2019-02-25T10:43:13+00:00

About the Brexit survival mindset

While Prime Minister Theresa May wants the House of Commons to vote again on 12 March, all sorts of “Brexit survival kits” or “Brexit survival packs” are selling like hot cakes in England. The prices for the care packages vary between 50 and 100 pound, depending on size and weight.

 

Photo by John Cameron on Unsplash

 

What at first glance looks like an English eccentricity betrays much of the attitudes that led to Brexit in the 2016 British referendum in England and  Wales (the Scots and Northern Irish did not find a good idea to bid farewell to the European Union).

The Irish historian and columnist Fintan O’Toole has subjected this mind set to psycho-historical analysis in his stunning study “Heroic Failure” (Head of Zeus Books, London).
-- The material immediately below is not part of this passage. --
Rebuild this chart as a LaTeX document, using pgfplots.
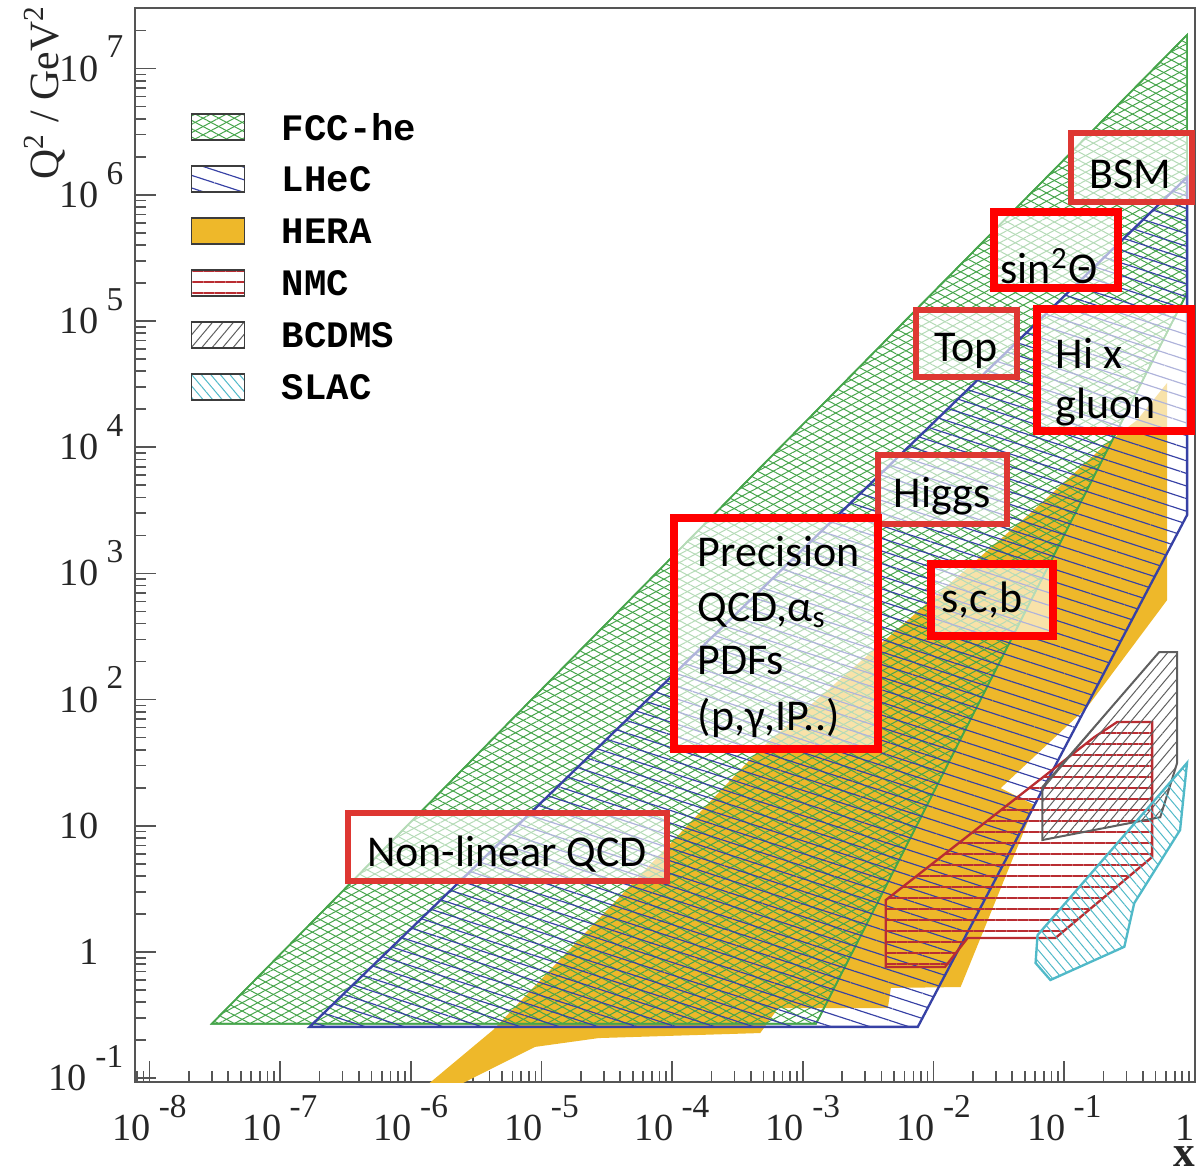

The Times Literary supplement welcomed O’Tooles book as a “devastating analysis“. In 2011 The Guardian ranked the Irish among the 300 most important British intellectuals – although O’Toole is Irish and does not live in the UK.

The Irishman sharply contours “the strange sense of imaginery oppression that underlies Brexit” and goes far, far back into the depths of the English subconscious, to those layers that have to do with the history of World War II.

The British have won the war – and subsequently asked themselves more than once why the losers Germany and Japan, but also Italy and France, performed so much better in the post-war period.

If the British were to order survival packages now, O’Toole would see this as nothing else than a continuation of World War II by other means. Brexit feels for the Brexiters a little like the German Blitz in the English skies, only more peaceful.

Brussels” sounds like “Wehrmacht” to many Englishmen, both wanted or want to subjugate the British Isles in this world view.

Fintan O’Toole on page 74: “It is a dramatic bypass operation. In reality, Britain went from being an imperial power to being a reasonably ordinary but privileged Western European country. In the apparition conjured by Brexit, it went straight from being the colonizer to being colonized.”

The sad thing about this apt analysis, which could only have come from an Irishman: No matter what happens after 29 March 2019, deal or no deal, postponement or a new vote, wherever  Britain will go – this mind set is not to be got away from the minds of the English and thus from politics in Europe.